Achtung, Sie betreten eine der faszinierendsten Ecken des Schweizer Reduit-Erbes: Die Promenthouse-Befestigungslinie. Sie besteht aus rund 3000 Betonblöcken, die der Panzersicherung dienen. Ihre Form scheint direkt vom berühmten Schweizer Honigschokolade inspiriert zu sein - daher der Spitzname. Die Befestigungslinie wurde im Zweiten Weltkrieg errichtet, um eine deutsche Panzerinvasion von Frankreich aus zu verhindern. Sie erstreckt sich vom Dorf Bassins in den Juraausläufern bis zum Genfersee. Die Tobleronen folgen der natürlichen Barriere des Promenthouse-Sérine-Tals entlang dreier Flüsse und erreichen nach gut 18 km die mittelalterliche Seestadt Nyon. Der Tobleronenweg ist eine faszinierende Reise in die leicht unheimlich anmutende Welt der Kriegsschweiz. Aber keine Angst: Sie ist heute gänzlich von friedliebender Waldnatur erobert.

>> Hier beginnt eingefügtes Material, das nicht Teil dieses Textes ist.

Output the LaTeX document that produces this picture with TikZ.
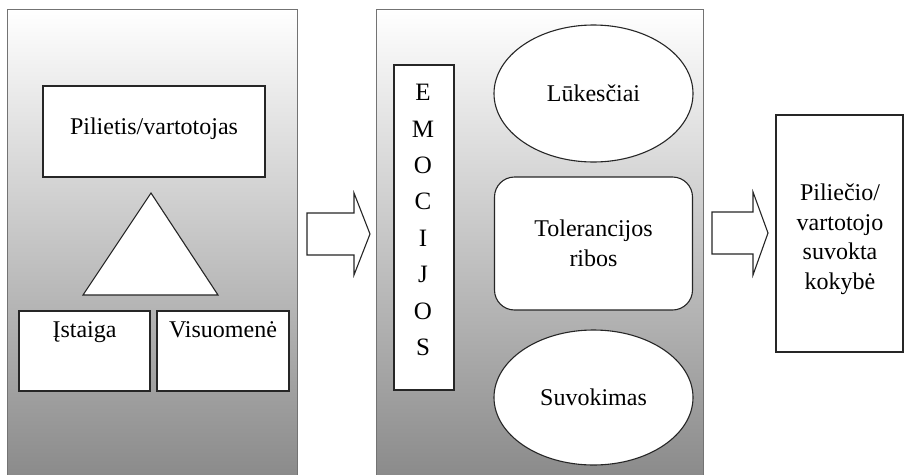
\documentclass[tikz,border=0pt]{standalone}
\usepackage{fontspec}
\setmainfont{Liberation Serif}
\usetikzlibrary{positioning,shapes.geometric}

\begin{document}
\begin{tikzpicture}[x=1pt, y=-1pt]
\useasboundingbox (0,0) rectangle (905,474);
\clip (0,0) rectangle (905,474);

\coordinate (P1_1) at (7, 9);
\coordinate (P1_2) at (297, 490);
\coordinate (P2_1) at (376, 9);
\coordinate (P2_2) at (703, 490);
\coordinate (T_1) at (151, 193);
\coordinate (T_2) at (83, 295);
\coordinate (T_3) at (218, 295);


\tikzset{PanelStyle/.style = {draw = gray!90!black, line width = 1pt,
 top color = white, bottom color = black!47} }

\shade[PanelStyle] (P1_1) rectangle (P1_2);
\shade[PanelStyle] (P2_1) rectangle (P2_2);


\tikzset{BoxStyle/.style = {
 draw = black!85,
 fill = white,
 line width = 1.1pt,
 inner sep = 0pt,
 text = black,
 font = \fontsize{24}{30}\selectfont,
 align = center} }
\tikzset{TextStyle/.style = {text = black, align = center, font = \fontsize{24}{29.5}\selectfont} }

\node[BoxStyle, minimum width=222, minimum height=91] (Pilietis) at (154, 131.5) {};
\node[TextStyle] (PilietisTxt) at (154, 128.5) {Pilietis/vartotojas};
\draw[BoxStyle] (T_1) -- (T_2) -- (T_3) -- cycle;
\node[BoxStyle, minimum width=131, minimum height=80] (Istaiga) at (84.5, 351) {};
\node[BoxStyle, minimum width=132, minimum height=80] (Visuomene) at (223, 351) {};
\node[TextStyle, below=8pt of Istaiga.north] (IstaigaTxt) {Įstaiga};
\node[TextStyle, below=8pt of Visuomene.north] (VisuomeneTxt) {Visuomenė};

\node[BoxStyle, minimum width=60, minimum height=325] (Emocijos) at (424, 227.5) {};
\node[TextStyle, font=\fontsize{25}{36.4}\selectfont] (EmocijosTxt) at (423, 220)
 {E\\M\\O\\C\\I\\J\\O\\S};
\node[BoxStyle, ellipse, minimum width=199, minimum height=137] (Lukesciai) at (593.5, 93.5) {Lūkesčiai};
\node[BoxStyle, rounded corners=20pt, minimum width=198, minimum height=133] (Tolerancija) at (593.5, 243.5) {Tolerancijos\\ribos};
\node[BoxStyle, ellipse, minimum width=199, minimum height=135] (Suvokimas) at (593.5, 397.5) {Suvokimas};

\node[BoxStyle, minimum width=127, minimum height=237] (Kokybe) at (839.5, 233.5) {};
\node[TextStyle] (KokybeTxt) at (840, 239) {Piliečio/\\vartotojo\\suvokta\\kokybė};


\tikzset{ArrowStyle/.style = {draw = black!85, fill = white, line width = 1.1pt} }

\draw[ArrowStyle] (307,213) -- (354,213) -- (354,193) -- (370,234) -- (354,275) -- (354,255) -- (307,255) -- cycle;
\draw[ArrowStyle] (712,212) -- (753,212) -- (753,192) -- (768,233) -- (753,275) -- (753,254) -- (712,254) -- cycle;

\end{tikzpicture}
\end{document}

Die Panzersperren wurden von Soldaten und zahlreichen arbeitslosen Arbeitern an Ort und Stelle errichtet. Ausrangierte Schienen dienten als behelfsmässiges Transportmittel für den Zement. Zahlreiche patriotisch gesinnte Einheimische stellten Teile ihres Landes kostenlos für die Landesverteidigung zur Verfügung.

Die erste Serie der Tobleronen ist klein und pyramidenförmig. Das Standardhindernis ist etwa 2 Meter hoch und wiegt zwischen neun und 14 Tonnen. Ursprünglich reichten die Drachenzähne 50 Meter in den Genfer See hinein, um einen amphibischen Angriff abzuwehren.

Die Befestigungslinie umfasst auch zwölf Bunker entlang ihrer Route. Sie sind zwar verwittert, aber in Anbetracht ihres Alters und der Umwelteinflüsse in einem bemerkenswert guten Zustand. Der spektakulärste Bunker ist die Villa Rose bei Gland. Das scheinbar herrschaftliche Haus in zarten Rosatönen war in Tat und Wahrheit eine bis an die Zähne mit panzerzerstörenden Waffen vollgestopft Schiessanlage. Ihr wahrer Zweck wurde bis in die 1990er Jahre unter Verschluss gehalten. Heute ist die Villa ein Museum und ist in ihren ursprünglichen Zustand aus der Kriegszeit zurückversetzt.

Die leicht surrealistisch anmutende Welt der Kriegs-Tobleronen und die zahlreichen Festungen entlang der Strecke sind jedoch nicht die einzigen Attraktionen. Die zu einem Lehrpfad umgestaltete Verteidigungslinie schlängelt sich durch verwunschene Wälder, gurgelnde Flüsse und Winzerdörfer und bietet atemberaubende Ausblicke auf den nicht minder erhabenen Genfer See. Die von feindlichen Truppen gänzlich unversehrten Panzersperren sind während rund neun Jahrzehnten Frieden still und leise von der Natur erobert worden. Sie sind mit Moos, Efeu und Brombeeren bewachsen und bieten einen idealen Lebensraum für Insekten und andere Kleintiere. Trotz ihrer immer noch leicht unheimlichen Präsenz haben sich die Tobleronen perfekt in die Schluchten, Wälder und die sanft geschwungenen Felder und Weinberge eingefügt und prägen diesen idyllischen Abschnitt der Côte-Region.